> _The exercise_
Leave out the pictures, then reproduce the rest of the material exactly.

> _Dataset content_
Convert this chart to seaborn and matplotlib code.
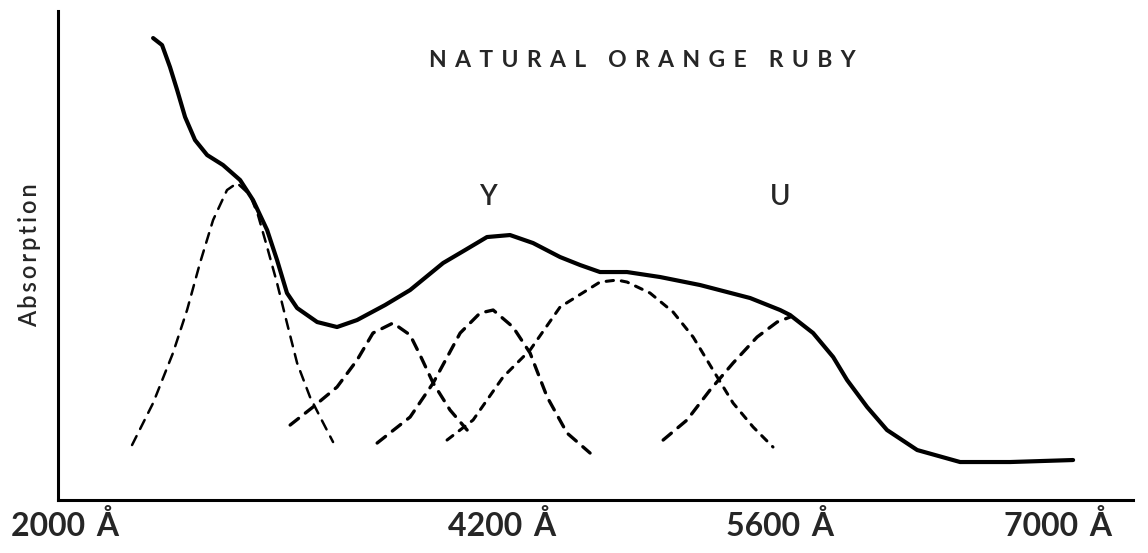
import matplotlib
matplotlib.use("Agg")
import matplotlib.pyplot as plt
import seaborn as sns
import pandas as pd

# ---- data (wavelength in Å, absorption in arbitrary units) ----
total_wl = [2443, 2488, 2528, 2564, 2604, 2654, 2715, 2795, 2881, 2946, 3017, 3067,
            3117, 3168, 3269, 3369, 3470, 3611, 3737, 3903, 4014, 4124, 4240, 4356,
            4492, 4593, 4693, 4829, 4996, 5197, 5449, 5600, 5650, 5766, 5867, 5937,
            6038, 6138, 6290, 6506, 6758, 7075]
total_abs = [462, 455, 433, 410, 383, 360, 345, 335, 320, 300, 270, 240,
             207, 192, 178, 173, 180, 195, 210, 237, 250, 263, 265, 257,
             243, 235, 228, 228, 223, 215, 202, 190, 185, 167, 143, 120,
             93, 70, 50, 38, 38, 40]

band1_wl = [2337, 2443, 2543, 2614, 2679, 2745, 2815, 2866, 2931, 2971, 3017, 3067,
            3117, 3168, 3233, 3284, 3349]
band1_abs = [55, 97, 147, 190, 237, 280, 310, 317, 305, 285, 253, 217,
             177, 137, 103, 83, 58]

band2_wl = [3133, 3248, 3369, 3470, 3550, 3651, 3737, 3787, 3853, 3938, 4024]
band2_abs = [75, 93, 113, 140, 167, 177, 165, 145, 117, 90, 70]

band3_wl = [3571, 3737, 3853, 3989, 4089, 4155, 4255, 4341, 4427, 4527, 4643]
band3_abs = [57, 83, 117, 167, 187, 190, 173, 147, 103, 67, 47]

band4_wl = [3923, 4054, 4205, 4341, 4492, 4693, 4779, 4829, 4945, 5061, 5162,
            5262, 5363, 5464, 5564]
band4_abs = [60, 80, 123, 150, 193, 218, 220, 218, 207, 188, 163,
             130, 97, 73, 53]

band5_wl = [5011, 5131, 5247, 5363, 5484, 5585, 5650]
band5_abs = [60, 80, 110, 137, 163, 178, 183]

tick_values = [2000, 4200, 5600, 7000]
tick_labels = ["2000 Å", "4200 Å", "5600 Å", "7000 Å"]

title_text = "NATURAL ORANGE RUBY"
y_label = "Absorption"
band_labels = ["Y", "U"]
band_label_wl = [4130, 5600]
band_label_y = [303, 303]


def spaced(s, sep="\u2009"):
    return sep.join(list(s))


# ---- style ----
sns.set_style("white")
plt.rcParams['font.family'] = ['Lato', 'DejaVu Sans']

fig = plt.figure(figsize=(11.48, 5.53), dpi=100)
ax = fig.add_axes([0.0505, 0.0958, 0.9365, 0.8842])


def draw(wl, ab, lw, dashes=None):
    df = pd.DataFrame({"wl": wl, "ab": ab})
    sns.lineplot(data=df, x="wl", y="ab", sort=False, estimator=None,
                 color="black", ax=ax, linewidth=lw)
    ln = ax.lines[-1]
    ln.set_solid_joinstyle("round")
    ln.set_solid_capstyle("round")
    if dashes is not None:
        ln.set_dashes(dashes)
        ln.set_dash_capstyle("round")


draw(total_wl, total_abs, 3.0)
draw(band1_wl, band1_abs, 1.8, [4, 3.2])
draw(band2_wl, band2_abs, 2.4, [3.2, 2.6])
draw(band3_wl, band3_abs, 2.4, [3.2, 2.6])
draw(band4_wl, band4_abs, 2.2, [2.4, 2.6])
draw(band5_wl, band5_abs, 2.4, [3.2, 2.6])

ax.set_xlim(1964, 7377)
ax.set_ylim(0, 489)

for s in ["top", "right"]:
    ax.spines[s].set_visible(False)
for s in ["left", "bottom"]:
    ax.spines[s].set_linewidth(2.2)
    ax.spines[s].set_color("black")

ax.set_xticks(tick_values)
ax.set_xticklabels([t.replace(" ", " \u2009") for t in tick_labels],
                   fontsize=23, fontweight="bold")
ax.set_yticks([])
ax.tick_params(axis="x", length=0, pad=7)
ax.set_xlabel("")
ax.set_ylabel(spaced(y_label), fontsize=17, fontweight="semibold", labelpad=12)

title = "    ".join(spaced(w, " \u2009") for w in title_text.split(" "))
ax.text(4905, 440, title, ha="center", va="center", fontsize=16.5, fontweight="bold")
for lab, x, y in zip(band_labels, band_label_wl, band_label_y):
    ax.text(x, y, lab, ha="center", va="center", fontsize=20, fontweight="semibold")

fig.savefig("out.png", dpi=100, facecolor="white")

> _Exercise result_
Convert this chart to seaborn and matplotlib code.
import matplotlib
matplotlib.use("Agg")
import matplotlib.pyplot as plt
import seaborn as sns
import pandas as pd

# ---- data (wavelength in Å, absorption in arbitrary units) ----
total_wl = [2443, 2488, 2528, 2564, 2604, 2654, 2715, 2795, 2881, 2946, 3017, 3067,
            3117, 3168, 3269, 3369, 3470, 3611, 3737, 3903, 4014, 4124, 4240, 4356,
            4492, 4593, 4693, 4829, 4996, 5197, 5449, 5600, 5650, 5766, 5867, 5937,
            6038, 6138, 6290, 6506, 6758, 7075]
total_abs = [462, 455, 433, 410, 383, 360, 345, 335, 320, 300, 270, 240,
             207, 192, 178, 173, 180, 195, 210, 237, 250, 263, 265, 257,
             243, 235, 228, 228, 223, 215, 202, 190, 185, 167, 143, 120,
             93, 70, 50, 38, 38, 40]

band1_wl = [2337, 2443, 2543, 2614, 2679, 2745, 2815, 2866, 2931, 2971, 3017, 3067,
            3117, 3168, 3233, 3284, 3349]
band1_abs = [55, 97, 147, 190, 237, 280, 310, 317, 305, 285, 253, 217,
             177, 137, 103, 83, 58]

band2_wl = [3133, 3248, 3369, 3470, 3550, 3651, 3737, 3787, 3853, 3938, 4024]
band2_abs = [75, 93, 113, 140, 167, 177, 165, 145, 117, 90, 70]

band3_wl = [3571, 3737, 3853, 3989, 4089, 4155, 4255, 4341, 4427, 4527, 4643]
band3_abs = [57, 83, 117, 167, 187, 190, 173, 147, 103, 67, 47]

band4_wl = [3923, 4054, 4205, 4341, 4492, 4693, 4779, 4829, 4945, 5061, 5162,
            5262, 5363, 5464, 5564]
band4_abs = [60, 80, 123, 150, 193, 218, 220, 218, 207, 188, 163,
             130, 97, 73, 53]

band5_wl = [5011, 5131, 5247, 5363, 5484, 5585, 5650]
band5_abs = [60, 80, 110, 137, 163, 178, 183]

tick_values = [2000, 4200, 5600, 7000]
tick_labels = ["2000 Å", "4200 Å", "5600 Å", "7000 Å"]

title_text = "NATURAL ORANGE RUBY"
y_label = "Absorption"
band_labels = ["Y", "U"]
band_label_wl = [4130, 5600]
band_label_y = [303, 303]


def spaced(s, sep="\u2009"):
    return sep.join(list(s))


# ---- style ----
sns.set_style("white")
plt.rcParams['font.family'] = ['Lato', 'DejaVu Sans']

fig = plt.figure(figsize=(11.48, 5.53), dpi=100)
ax = fig.add_axes([0.0505, 0.0958, 0.9365, 0.8842])


def draw(wl, ab, lw, dashes=None):
    df = pd.DataFrame({"wl": wl, "ab": ab})
    sns.lineplot(data=df, x="wl", y="ab", sort=False, estimator=None,
                 color="black", ax=ax, linewidth=lw)
    ln = ax.lines[-1]
    ln.set_solid_joinstyle("round")
    ln.set_solid_capstyle("round")
    if dashes is not None:
        ln.set_dashes(dashes)
        ln.set_dash_capstyle("round")


draw(total_wl, total_abs, 3.0)
draw(band1_wl, band1_abs, 1.8, [4, 3.2])
draw(band2_wl, band2_abs, 2.4, [3.2, 2.6])
draw(band3_wl, band3_abs, 2.4, [3.2, 2.6])
draw(band4_wl, band4_abs, 2.2, [2.4, 2.6])
draw(band5_wl, band5_abs, 2.4, [3.2, 2.6])

ax.set_xlim(1964, 7377)
ax.set_ylim(0, 489)

for s in ["top", "right"]:
    ax.spines[s].set_visible(False)
for s in ["left", "bottom"]:
    ax.spines[s].set_linewidth(2.2)
    ax.spines[s].set_color("black")

ax.set_xticks(tick_values)
ax.set_xticklabels([t.replace(" ", " \u2009") for t in tick_labels],
                   fontsize=23, fontweight="bold")
ax.set_yticks([])
ax.tick_params(axis="x", length=0, pad=7)
ax.set_xlabel("")
ax.set_ylabel(spaced(y_label), fontsize=17, fontweight="semibold", labelpad=12)

title = "    ".join(spaced(w, " \u2009") for w in title_text.split(" "))
ax.text(4905, 440, title, ha="center", va="center", fontsize=16.5, fontweight="bold")
for lab, x, y in zip(band_labels, band_label_wl, band_label_y):
    ax.text(x, y, lab, ha="center", va="center", fontsize=20, fontweight="semibold")

fig.savefig("out.png", dpi=100, facecolor="white")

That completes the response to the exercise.